Friday, January 16, 2015

WCP HC: "D.C.’s Fiercest Neighborhood Battle Goes Before Its Ultimate Arbiter" -- on yesterday's pop-up zoning regulations proposal

Click on the link to read the entire Washington City Paper Housing Complex post: 

Thanks to WCP HC reporter Aaron Wiener for covering this news.

Since Bloomingdale's non-commercial areas are all zoned R-4, this proposed pop-up zoning regulation proposal would impact Bloomingdale.
                                      

D.C.’s Fiercest Neighborhood Battle Goes Before Its Ultimate Arbiter


The townspeople are under assault. A mythical villain, a giant that seems to grow larger with each passing day, is attacking life as we know it, and the people are defenseless. They have just one place to turn, just one would-be hero who can save them.
The Zoning Commission, naturally.
The assailant is the practice of adding an extra floor or two to a rowhouse, known as a pop-up, or converting it to condos. As the D.C. real-estate market has strengthened in the past few years, these pop-ups and conversions seem to be everywhere in once-uniform rowhouse neighborhoods. And some neighbors, fearing the loss of views, sun, parking, or peace, have sought to put an end to them.
...
Under the proposal, rowhouse neighbors, zoned R-4, would see the maximum building height allowed as a matter of right reduced from 40 feet to 35 feet. Additionally, it would become much more difficult to convert a rowhouse to more than two units.
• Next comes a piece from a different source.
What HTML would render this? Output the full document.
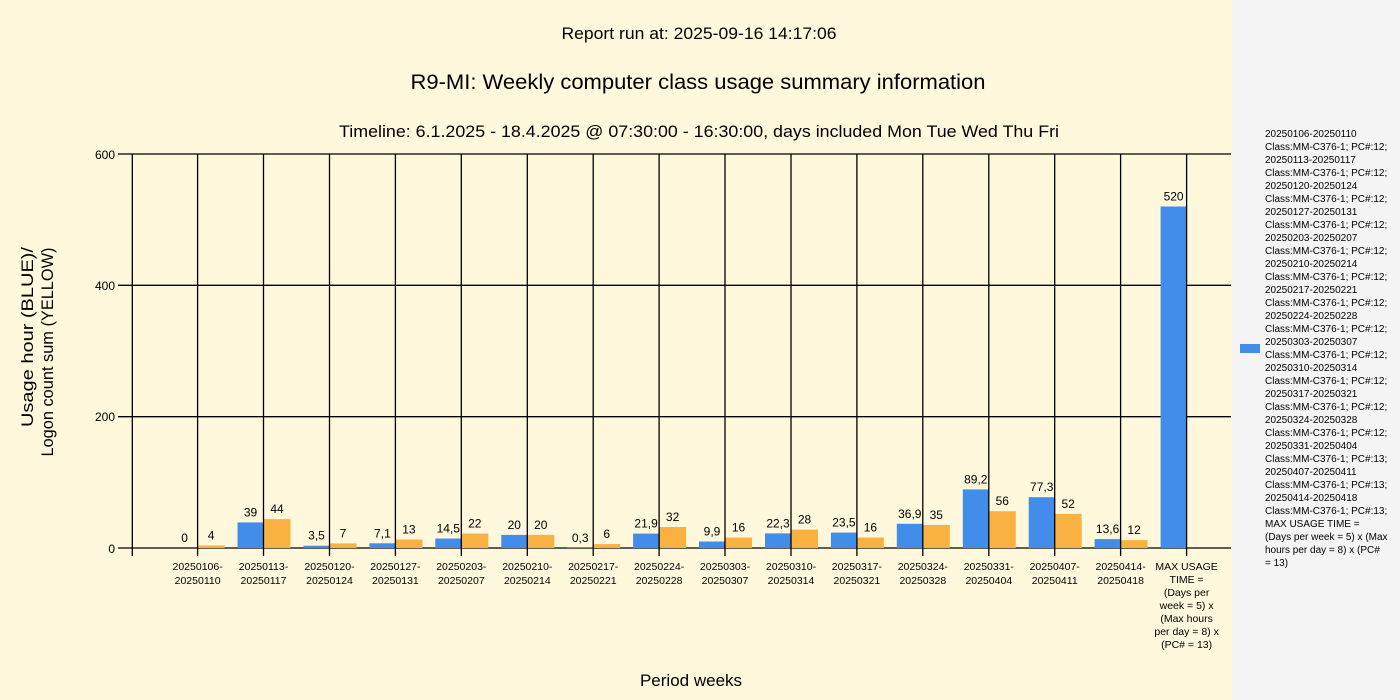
<!DOCTYPE html>
<html><head><meta charset="utf-8"><style>
html,body{margin:0;padding:0;background:#FFF8DC;}
svg{display:block;font-family:"Liberation Sans",sans-serif;}
</style></head><body>
<svg width="1400" height="700" viewBox="0 0 1400 700" xmlns="http://www.w3.org/2000/svg">
<rect x="0" y="0" width="1400" height="700" fill="#FFF8DC"/>
<rect x="1232" y="0" width="168" height="700" fill="#F4F4F4"/>
<g fill="#000" text-anchor="middle">
<text x="699" y="39" font-size="17" textLength="275" lengthAdjust="spacingAndGlyphs">Report run at: 2025-09-16 14:17:06</text>
<text x="698" y="89" font-size="21" textLength="575" lengthAdjust="spacingAndGlyphs">R9-MI: Weekly computer class usage summary information</text>
<text x="699" y="137" font-size="17" textLength="720" lengthAdjust="spacingAndGlyphs">Timeline:  6.1.2025  - 18.4.2025  @  07:30:00 -  16:30:00, days included Mon Tue Wed Thu Fri</text>
<text x="691" y="686" font-size="17">Period weeks</text>
<text transform="translate(33,337) rotate(-90)" font-size="17" textLength="180" lengthAdjust="spacingAndGlyphs">Usage hour (BLUE)/</text>
<text transform="translate(53,352) rotate(-90)" font-size="17" textLength="209" lengthAdjust="spacingAndGlyphs">Logon count sum (YELLOW)</text>
</g>
<g stroke="#000" stroke-width="1.3" fill="none">
<line x1="118" y1="154" x2="1231" y2="154"/>
<line x1="118" y1="285.3" x2="1231" y2="285.3"/>
<line x1="118" y1="416.7" x2="1231" y2="416.7"/>
<line x1="118" y1="548" x2="1231" y2="548"/>
<line x1="132.3" y1="154" x2="132.3" y2="556"/>
</g>
<g font-size="12" text-anchor="end" fill="#000">
<text x="115" y="159">600</text>
<text x="115" y="290">400</text>
<text x="115" y="421">200</text>
<text x="115" y="553">0</text>
</g>

<g font-size="12" text-anchor="middle" fill="#000">
<g transform="translate(197.6,0)"><rect x="0" y="545.4" width="27" height="2.6" fill="#F9B242"/><text x="-13" y="542">0</text><text x="13.5" y="539.4">4</text><line x1="0" y1="154" x2="0" y2="556" stroke="#000" stroke-width="1.3"/><text y="570" font-size="10.5">20250106-</text><text y="584" font-size="10.5">20250110</text></g>
<g transform="translate(263.5,0)"><rect x="-26" y="522.4" width="26" height="25.6" fill="#428CEA"/><rect x="0" y="519.1" width="27" height="28.9" fill="#F9B242"/><text x="-13" y="516.4">39</text><text x="13.5" y="513.1">44</text><line x1="0" y1="154" x2="0" y2="556" stroke="#000" stroke-width="1.3"/><text y="570" font-size="10.5">20250113-</text><text y="584" font-size="10.5">20250117</text></g>
<g transform="translate(329.5,0)"><rect x="-26" y="545.7" width="26" height="2.3" fill="#428CEA"/><rect x="0" y="543.4" width="27" height="4.6" fill="#F9B242"/><text x="-13" y="539.7">3,5</text><text x="13.5" y="537.4">7</text><line x1="0" y1="154" x2="0" y2="556" stroke="#000" stroke-width="1.3"/><text y="570" font-size="10.5">20250120-</text><text y="584" font-size="10.5">20250124</text></g>
<g transform="translate(395.4,0)"><rect x="-26" y="543.3" width="26" height="4.7" fill="#428CEA"/><rect x="0" y="539.5" width="27" height="8.5" fill="#F9B242"/><text x="-13" y="537.3">7,1</text><text x="13.5" y="533.5">13</text><line x1="0" y1="154" x2="0" y2="556" stroke="#000" stroke-width="1.3"/><text y="570" font-size="10.5">20250127-</text><text y="584" font-size="10.5">20250131</text></g>
<g transform="translate(461.3,0)"><rect x="-26" y="538.5" width="26" height="9.5" fill="#428CEA"/><rect x="0" y="533.6" width="27" height="14.4" fill="#F9B242"/><text x="-13" y="532.5">14,5</text><text x="13.5" y="527.6">22</text><line x1="0" y1="154" x2="0" y2="556" stroke="#000" stroke-width="1.3"/><text y="570" font-size="10.5">20250203-</text><text y="584" font-size="10.5">20250207</text></g>
<g transform="translate(527.3,0)"><rect x="-26" y="534.9" width="26" height="13.1" fill="#428CEA"/><rect x="0" y="534.9" width="27" height="13.1" fill="#F9B242"/><text x="-13" y="528.9">20</text><text x="13.5" y="528.9">20</text><line x1="0" y1="154" x2="0" y2="556" stroke="#000" stroke-width="1.3"/><text y="570" font-size="10.5">20250210-</text><text y="584" font-size="10.5">20250214</text></g>
<g transform="translate(593.2,0)"><rect x="-26" y="547.2" width="26" height="0.8" fill="#428CEA"/><rect x="0" y="544.1" width="27" height="3.9" fill="#F9B242"/><text x="-13" y="541.8">0,3</text><text x="13.5" y="538.1">6</text><line x1="0" y1="154" x2="0" y2="556" stroke="#000" stroke-width="1.3"/><text y="570" font-size="10.5">20250217-</text><text y="584" font-size="10.5">20250221</text></g>
<g transform="translate(659.1,0)"><rect x="-26" y="533.6" width="26" height="14.4" fill="#428CEA"/><rect x="0" y="527" width="27" height="21" fill="#F9B242"/><text x="-13" y="527.6">21,9</text><text x="13.5" y="521">32</text><line x1="0" y1="154" x2="0" y2="556" stroke="#000" stroke-width="1.3"/><text y="570" font-size="10.5">20250224-</text><text y="584" font-size="10.5">20250228</text></g>
<g transform="translate(725,0)"><rect x="-26" y="541.5" width="26" height="6.5" fill="#428CEA"/><rect x="0" y="537.5" width="27" height="10.5" fill="#F9B242"/><text x="-13" y="535.5">9,9</text><text x="13.5" y="531.5">16</text><line x1="0" y1="154" x2="0" y2="556" stroke="#000" stroke-width="1.3"/><text y="570" font-size="10.5">20250303-</text><text y="584" font-size="10.5">20250307</text></g>
<g transform="translate(791,0)"><rect x="-26" y="533.4" width="26" height="14.6" fill="#428CEA"/><rect x="0" y="529.6" width="27" height="18.4" fill="#F9B242"/><text x="-13" y="527.4">22,3</text><text x="13.5" y="523.6">28</text><line x1="0" y1="154" x2="0" y2="556" stroke="#000" stroke-width="1.3"/><text y="570" font-size="10.5">20250310-</text><text y="584" font-size="10.5">20250314</text></g>
<g transform="translate(856.9,0)"><rect x="-26" y="532.6" width="26" height="15.4" fill="#428CEA"/><rect x="0" y="537.5" width="27" height="10.5" fill="#F9B242"/><text x="-13" y="526.6">23,5</text><text x="13.5" y="531.5">16</text><line x1="0" y1="154" x2="0" y2="556" stroke="#000" stroke-width="1.3"/><text y="570" font-size="10.5">20250317-</text><text y="584" font-size="10.5">20250321</text></g>
<g transform="translate(922.8,0)"><rect x="-26" y="523.8" width="26" height="24.2" fill="#428CEA"/><rect x="0" y="525" width="27" height="23" fill="#F9B242"/><text x="-13" y="517.8">36,9</text><text x="13.5" y="519">35</text><line x1="0" y1="154" x2="0" y2="556" stroke="#000" stroke-width="1.3"/><text y="570" font-size="10.5">20250324-</text><text y="584" font-size="10.5">20250328</text></g>
<g transform="translate(988.8,0)"><rect x="-26" y="489.4" width="26" height="58.6" fill="#428CEA"/><rect x="0" y="511.2" width="27" height="36.8" fill="#F9B242"/><text x="-13" y="483.4">89,2</text><text x="13.5" y="505.2">56</text><line x1="0" y1="154" x2="0" y2="556" stroke="#000" stroke-width="1.3"/><text y="570" font-size="10.5">20250331-</text><text y="584" font-size="10.5">20250404</text></g>
<g transform="translate(1054.7,0)"><rect x="-26" y="497.2" width="26" height="50.8" fill="#428CEA"/><rect x="0" y="513.9" width="27" height="34.1" fill="#F9B242"/><text x="-13" y="491.2">77,3</text><text x="13.5" y="507.9">52</text><line x1="0" y1="154" x2="0" y2="556" stroke="#000" stroke-width="1.3"/><text y="570" font-size="10.5">20250407-</text><text y="584" font-size="10.5">20250411</text></g>
<g transform="translate(1120.6,0)"><rect x="-26" y="539.1" width="26" height="8.9" fill="#428CEA"/><rect x="0" y="540.1" width="27" height="7.9" fill="#F9B242"/><text x="-13" y="533.1">13,6</text><text x="13.5" y="534.1">12</text><line x1="0" y1="154" x2="0" y2="556" stroke="#000" stroke-width="1.3"/><text y="570" font-size="10.5">20250414-</text><text y="584" font-size="10.5">20250418</text></g>
<g transform="translate(1186.6,0)"><rect x="-26" y="206.5" width="26" height="341.5" fill="#428CEA"/><text x="-13" y="200.5">520</text><line x1="0" y1="154" x2="0" y2="556" stroke="#000" stroke-width="1.3"/>
<text y="570" font-size="10.5">MAX USAGE</text><text y="583" font-size="10.5">TIME =</text><text y="596" font-size="10.5">(Days per</text><text y="609" font-size="10.5">week = 5) x</text><text y="622" font-size="10.5">(Max hours</text><text y="635" font-size="10.5">per day = 8) x</text><text y="648" font-size="10.5">(PC# = 13)</text></g>
</g>

<g font-size="10" fill="#000">
<rect x="1240" y="344" width="20" height="9" fill="#428CEA"/>
<text x="1265" y="137">20250106-20250110</text>
<text x="1265" y="150">Class:MM-C376-1; PC#:12;</text>
<text x="1265" y="163">20250113-20250117</text>
<text x="1265" y="176">Class:MM-C376-1; PC#:12;</text>
<text x="1265" y="189">20250120-20250124</text>
<text x="1265" y="202">Class:MM-C376-1; PC#:12;</text>
<text x="1265" y="215">20250127-20250131</text>
<text x="1265" y="228">Class:MM-C376-1; PC#:12;</text>
<text x="1265" y="241">20250203-20250207</text>
<text x="1265" y="254">Class:MM-C376-1; PC#:12;</text>
<text x="1265" y="267">20250210-20250214</text>
<text x="1265" y="280">Class:MM-C376-1; PC#:12;</text>
<text x="1265" y="293">20250217-20250221</text>
<text x="1265" y="306">Class:MM-C376-1; PC#:12;</text>
<text x="1265" y="319">20250224-20250228</text>
<text x="1265" y="332">Class:MM-C376-1; PC#:12;</text>
<text x="1265" y="345">20250303-20250307</text>
<text x="1265" y="358">Class:MM-C376-1; PC#:12;</text>
<text x="1265" y="371">20250310-20250314</text>
<text x="1265" y="384">Class:MM-C376-1; PC#:12;</text>
<text x="1265" y="397">20250317-20250321</text>
<text x="1265" y="410">Class:MM-C376-1; PC#:12;</text>
<text x="1265" y="423">20250324-20250328</text>
<text x="1265" y="436">Class:MM-C376-1; PC#:12;</text>
<text x="1265" y="449">20250331-20250404</text>
<text x="1265" y="462">Class:MM-C376-1; PC#:13;</text>
<text x="1265" y="475">20250407-20250411</text>
<text x="1265" y="488">Class:MM-C376-1; PC#:13;</text>
<text x="1265" y="501">20250414-20250418</text>
<text x="1265" y="514">Class:MM-C376-1; PC#:13;</text>
<text x="1265" y="527">MAX USAGE TIME =</text>
<text x="1265" y="540"> (Days per week = 5) x (Max</text>
<text x="1265" y="553">hours per day = 8) x (PC#</text>
<text x="1265" y="566">= 13)</text>
</g>
</svg>
</body></html>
The Office of Planning claims it's a way to preserve family housing in a city whose development has focused excessively on studios and one-bedrooms for young professionals.
Critics say it's a loss of property rights and a restriction on the housing supply at a time when more supply is needed to meet demand.
....
"When one thinks about the character of the city," ANC 1A commissioner Kent Boese testified, "it is the rowhouse that shows up in television shows and movies."
The debate, essentially, is this: Should that character be preserved at all costs? Or should those neighborhoods be opened to more people at the expense of some small portion of that character?
The Zoning Commission should soon have an answer for us.

1 comment:

Jenifer said...

Can we vote out the Zoning Commission if we don't like their decisions? Is this just another group of bureaucrats shoving things into all the "empty spaces" in DC? It's bad enough the Mall is getting jammed up with ever more "museums" but now it's our neighborhoods as well! Save our spaces!